The existing guidance, basically "don't edit answers to add changes introduced by new versions of stuff the answer is talking about", was not written with this scenario in mind.

When not to edit existing answers, but post a competing answer instead:

* A new version of a library introduces a new way of doing things (so you can now use other classes/methods/configs).
* A new language version allows for more succinct syntax (so you can reduce 20 lines to 2).
* A new platform or runtime version allows you to do things that were previously impossible to do (so instead of linking against 5 other libraries, you can now do 1 syscall).

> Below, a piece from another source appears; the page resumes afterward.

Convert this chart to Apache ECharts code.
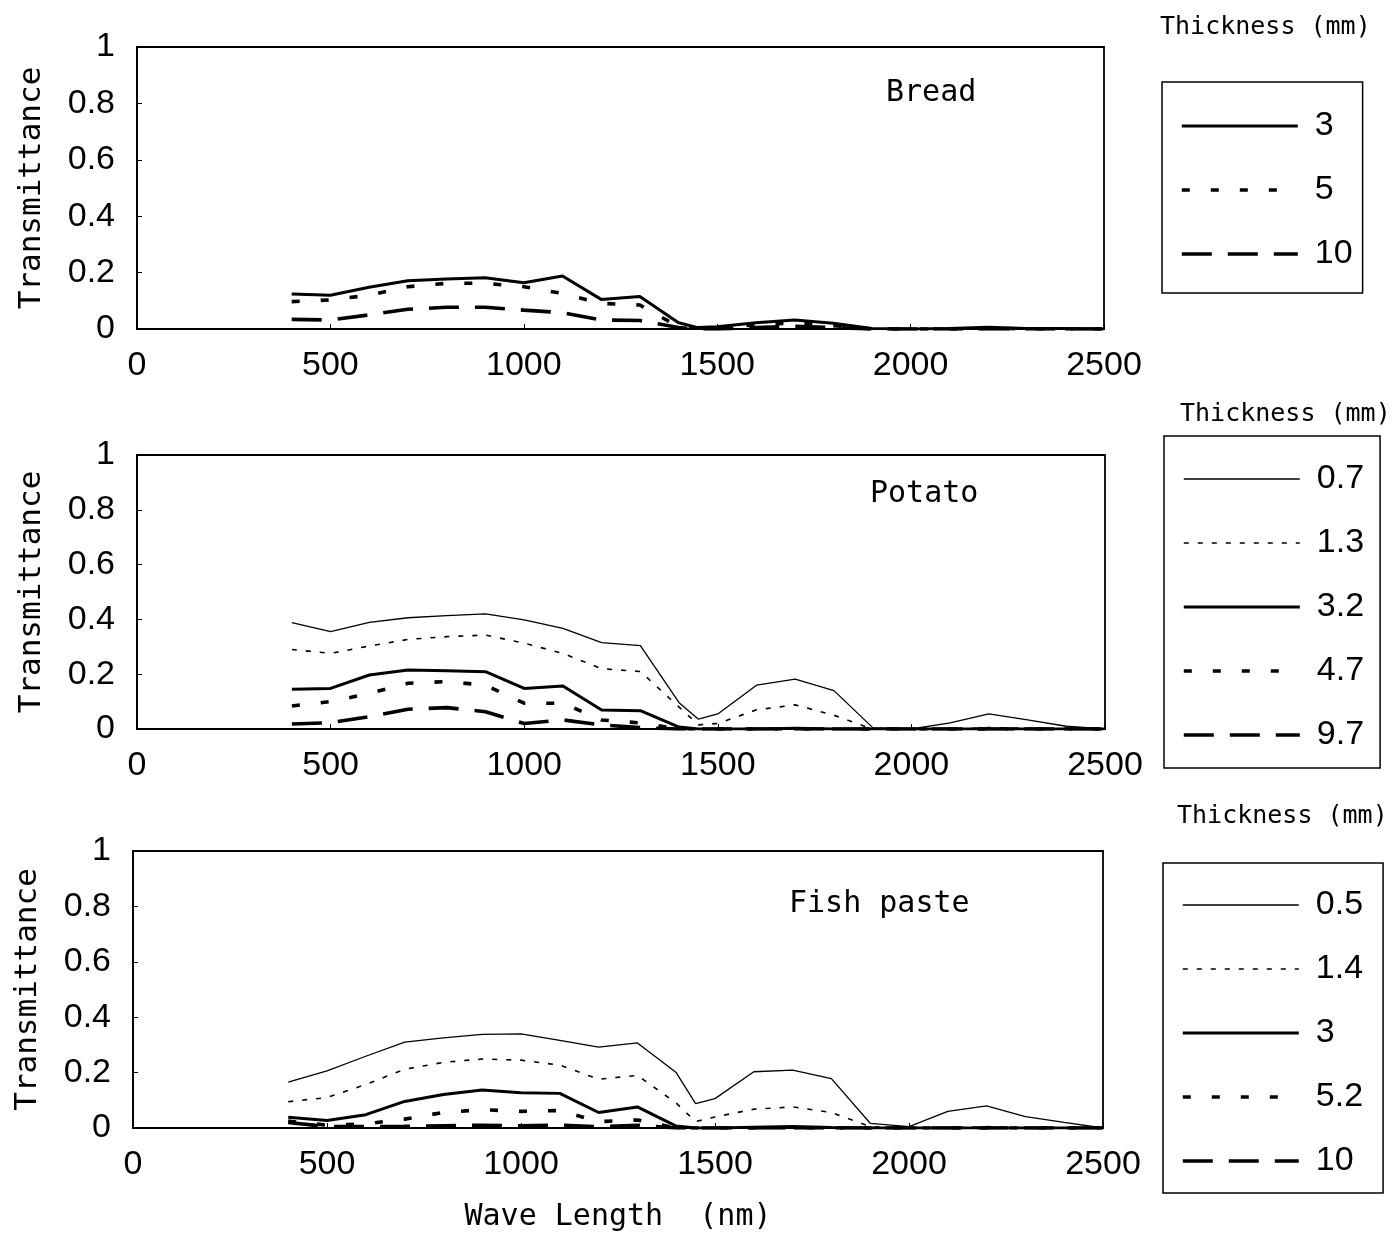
<!DOCTYPE html>
<html>
<head>
<meta charset="utf-8">
<script src="https://cdn.jsdelivr.net/npm/echarts@6/dist/echarts.min.js"></script>
<style>
  html, body { margin: 0; padding: 0; background: #fff; }
  #chart { width: 1400px; height: 1238px; }
</style>
</head>
<body>
<div id="chart"></div>
<script>
// Wavelengths (nm) at which transmittance was measured
const wavelengths = [400, 500, 600, 700, 800, 900, 1000, 1100, 1200, 1300, 1400, 1450, 1500,
                     1600, 1700, 1800, 1900, 2000, 2100, 2200, 2300, 2400, 2500];

// Bread, thickness 3 / 5 / 10 mm
const bread3  = [0.124, 0.120, 0.148, 0.171, 0.177, 0.182, 0.164, 0.188, 0.105, 0.115, 0.022, 0.005, 0.008,
                 0.022, 0.032, 0.020, 0.002, 0.000, 0.002, 0.006, 0.002, 0.002, 0.000];
const bread5  = [0.097, 0.103, 0.120, 0.150, 0.162, 0.162, 0.150, 0.126, 0.091, 0.085, 0.008, 0.003, 0.004,
                 0.015, 0.022, 0.012, 0.000, 0.000, 0.000, 0.003, 0.000, 0.000, 0.000];
const bread10 = [0.034, 0.032, 0.050, 0.070, 0.077, 0.077, 0.067, 0.058, 0.032, 0.030, 0.005, 0.000, 0.000,
                 0.005, 0.010, 0.005, 0.000, 0.000, 0.000, 0.000, 0.000, 0.000, 0.000];

// Potato, thickness 0.7 / 1.3 / 3.2 / 4.7 / 9.7 mm
const potato07 = [0.388, 0.355, 0.389, 0.406, 0.414, 0.420, 0.398, 0.367, 0.315, 0.304, 0.096, 0.036, 0.055,
                  0.160, 0.182, 0.140, 0.005, 0.000, 0.022, 0.055, 0.033, 0.010, 0.000];
const potato13 = [0.290, 0.276, 0.303, 0.327, 0.337, 0.343, 0.313, 0.276, 0.220, 0.210, 0.080, 0.015, 0.020,
                  0.070, 0.088, 0.050, 0.000, 0.000, 0.000, 0.005, 0.003, 0.000, 0.000];
const potato32 = [0.145, 0.148, 0.197, 0.215, 0.213, 0.209, 0.148, 0.157, 0.069, 0.067, 0.007, 0.000, 0.000,
                  0.000, 0.003, 0.000, 0.000, 0.000, 0.000, 0.000, 0.000, 0.000, 0.000];
const potato47 = [0.084, 0.100, 0.130, 0.167, 0.173, 0.160, 0.094, 0.094, 0.033, 0.022, 0.000, 0.000, 0.000,
                  0.000, 0.000, 0.000, 0.000, 0.000, 0.000, 0.000, 0.000, 0.000, 0.000];
const potato97 = [0.018, 0.023, 0.045, 0.072, 0.078, 0.063, 0.020, 0.033, 0.015, 0.005, 0.000, 0.000, 0.000,
                  0.000, 0.000, 0.000, 0.000, 0.000, 0.000, 0.000, 0.000, 0.000, 0.000];

// Fish paste, thickness 0.5 / 1.4 / 3 / 5.2 / 10 mm
const fish05 = [0.166, 0.206, 0.259, 0.310, 0.325, 0.338, 0.340, 0.316, 0.292, 0.307, 0.200, 0.088, 0.106,
                0.203, 0.209, 0.178, 0.017, 0.005, 0.060, 0.080, 0.041, 0.020, 0.000];
const fish14 = [0.095, 0.110, 0.157, 0.212, 0.237, 0.249, 0.245, 0.227, 0.176, 0.190, 0.090, 0.023, 0.040,
                0.068, 0.076, 0.056, 0.005, 0.000, 0.000, 0.005, 0.000, 0.000, 0.000];
const fish3  = [0.039, 0.027, 0.048, 0.096, 0.121, 0.137, 0.127, 0.125, 0.056, 0.076, 0.007, 0.000, 0.000,
                0.003, 0.005, 0.002, 0.000, 0.000, 0.000, 0.000, 0.000, 0.000, 0.000];
const fish52 = [0.025, 0.010, 0.015, 0.032, 0.056, 0.066, 0.060, 0.063, 0.023, 0.029, 0.000, 0.000, 0.000,
                0.000, 0.000, 0.000, 0.000, 0.000, 0.000, 0.000, 0.000, 0.000, 0.000];
const fish10 = [0.020, 0.005, 0.005, 0.006, 0.008, 0.010, 0.008, 0.010, 0.005, 0.010, 0.000, 0.000, 0.000,
                0.000, 0.000, 0.000, 0.000, 0.000, 0.000, 0.000, 0.000, 0.000, 0.000];

// Panel titles and legend labels
const panelTitles = ['Bread', 'Potato', 'Fish paste'];
const breadLabels  = ['3', '5', '10'];
const potatoLabels = ['0.7', '1.3', '3.2', '4.7', '9.7'];
const fishLabels   = ['0.5', '1.4', '3', '5.2', '10'];
const legendTitle = 'Thickness (mm)';
const xAxisTitle = 'Wave Length  (nm)';
const yAxisTitle = 'Transmittance';

// Line looks
const STYLE = {
  thinSolid:  { color: '#000', width: 1.3, type: 'solid' },
  thinDot:    { color: '#000', width: 1.6, type: [5, 9] },
  thickSolid: { color: '#000', width: 3, type: 'solid' },
  thickDash:  { color: '#000', width: 3.6, type: [8, 21] },
  longDash:   { color: '#000', width: 3.6, type: [30, 16] }
};

const WORD_FONT = "'DejaVu Sans Mono', 'Liberation Mono', monospace";
const NUM_FONT = "'Liberation Sans', 'Noto Sans', sans-serif";
const NUM_SIZE = 34;

const panels = [
  { title: panelTitles[0], labels: breadLabels,  values: [bread3, bread5, bread10],
    styles: [STYLE.thickSolid, STYLE.thickDash, STYLE.longDash],
    grid: { left: 137, top: 47, width: 967, height: 282 },
    titlePos: { left: 886, top: 78 }, legendTitlePos: { left: 1160, top: 15 },
    legend: { left: 1162, top: 82, padding: [27, 10, 22, 18] } },
  { title: panelTitles[1], labels: potatoLabels, values: [potato07, potato13, potato32, potato47, potato97],
    styles: [STYLE.thinSolid, STYLE.thinDot, STYLE.thickSolid, STYLE.thickDash, STYLE.longDash],
    grid: { left: 137, top: 455, width: 968, height: 274 },
    titlePos: { left: 870, top: 479 }, legendTitlePos: { left: 1180, top: 402 },
    legend: { left: 1164, top: 436, padding: [26, 16, 16, 18] } },
  { title: panelTitles[2], labels: fishLabels,   values: [fish05, fish14, fish3, fish52, fish10],
    styles: [STYLE.thinSolid, STYLE.thinDot, STYLE.thickSolid, STYLE.thickDash, STYLE.longDash],
    grid: { left: 133, top: 851, width: 970, height: 277 },
    titlePos: { left: 789, top: 889 }, legendTitlePos: { left: 1177, top: 804 },
    legend: { left: 1163, top: 863, padding: [25, 20, 15, 18] } }
];

const grids = [], xAxes = [], yAxes = [], series = [], legends = [], titles = [];

panels.forEach((p, i) => {
  grids.push(Object.assign({ show: true, borderColor: '#000', borderWidth: 1.8, backgroundColor: '#fff' }, p.grid));

  xAxes.push({
    type: 'value', gridIndex: i, min: 0, max: 2500, interval: 500,
    axisLine: { show: true, onZero: false, lineStyle: { color: '#000', width: 1.8 } },
    axisTick: { show: true, inside: true, length: 5, lineStyle: { color: '#000', width: 1 } },
    axisLabel: { color: '#000', fontFamily: NUM_FONT, fontSize: NUM_SIZE, margin: 20,
                 formatter: v => String(v) },
    splitLine: { show: false },
    name: i === panels.length - 1 ? xAxisTitle : '',
    nameLocation: 'middle', nameGap: 74,
    nameTextStyle: { color: '#000', fontFamily: WORD_FONT, fontSize: 30 }
  });

  yAxes.push({
    type: 'value', gridIndex: i, min: 0, max: 1, interval: 0.2,
    axisLine: { show: true, lineStyle: { color: '#000', width: 1.8 } },
    axisTick: { show: true, inside: true, length: 5, lineStyle: { color: '#000', width: 1 } },
    axisLabel: { color: '#000', fontFamily: NUM_FONT, fontSize: NUM_SIZE, margin: 22,
                 formatter: v => String(Math.round(v * 10) / 10) },
    splitLine: { show: false },
    name: yAxisTitle, nameLocation: 'middle', nameRotate: 90, nameGap: 90,
    nameTextStyle: { color: '#000', fontFamily: WORD_FONT, fontSize: 31 }
  });

  const names = p.labels.map(l => p.title + '|' + l);
  p.values.forEach((vals, k) => {
    series.push({
      name: names[k], type: 'line', xAxisIndex: i, yAxisIndex: i,
      symbol: 'none', showSymbol: false, silent: true,
      itemStyle: { color: '#000' },
      lineStyle: p.styles[k],
      data: wavelengths.map((w, j) => [w, vals[j]])
    });
  });

  legends.push({
    data: names, orient: 'vertical', left: p.legend.left, top: p.legend.top,
    padding: p.legend.padding, itemWidth: 116, itemHeight: 14, itemGap: 30,
    borderColor: '#000', borderWidth: 1.5, backgroundColor: '#fff',
    selectedMode: false,
    itemStyle: { opacity: 0 },
    lineStyle: { width: 'inherit' },
    formatter: n => n.split('|')[1],
    textStyle: { color: '#000', fontFamily: NUM_FONT, fontSize: NUM_SIZE, lineHeight: 34, padding: [0, 0, 0, 12] }
  });

  titles.push({
    text: p.title, left: p.titlePos.left, top: p.titlePos.top, padding: 0,
    textStyle: { color: '#000', fontFamily: WORD_FONT, fontSize: 30, fontWeight: 'normal', lineHeight: 30 }
  });
  titles.push({
    text: legendTitle, left: p.legendTitlePos.left, top: p.legendTitlePos.top, padding: 0,
    textStyle: { color: '#000', fontFamily: WORD_FONT, fontSize: 25, fontWeight: 'normal', lineHeight: 25 }
  });
});

const chart = echarts.init(document.getElementById('chart'), null, { renderer: 'canvas' });
chart.setOption({
  animation: false,
  backgroundColor: '#fff',
  title: titles,
  grid: grids,
  xAxis: xAxes,
  yAxis: yAxes,
  legend: legends,
  series: series
});
</script>
</body>
</html>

In all of those cases, the old version doesn't break anything, in fact, it keeps working and the answers are still valid for people who are referencing/compiling/running against those versions for which the answers were written.

What we have here, is not just a new way of doing things. Not only does the old way, advertised in many answers, not work anymore, it **actually breaks developers' machines**.  

So yes, please, add to those answers something like a banner:

> **Warning**: the approach explained in this answer will break your environment when you're on Windows 11 / Python 3 / whatever, see [link to explanation]. Use the `pip-foo-bar` tool instead, see [this answer].

This does not deviate from the author's original intent. Their intent was to help the developer generate certificates. If you use their approach now, you will break your development machine. That was not the author's intent.

Environments change. Libraries and languages, once released, do not. This is a case of the former.

Competing answers will not (always) rise to the top in time. In fact, we cannot trust people's votes at all for this. They will happily upvote code introducing an SQL injection vulnerability, as long as it gets their project going again. A warning for actively harmful answers is required, and support for this by Stack Overflow is long overdue.

Until that is added to the platform: manually edit harmful answers, please.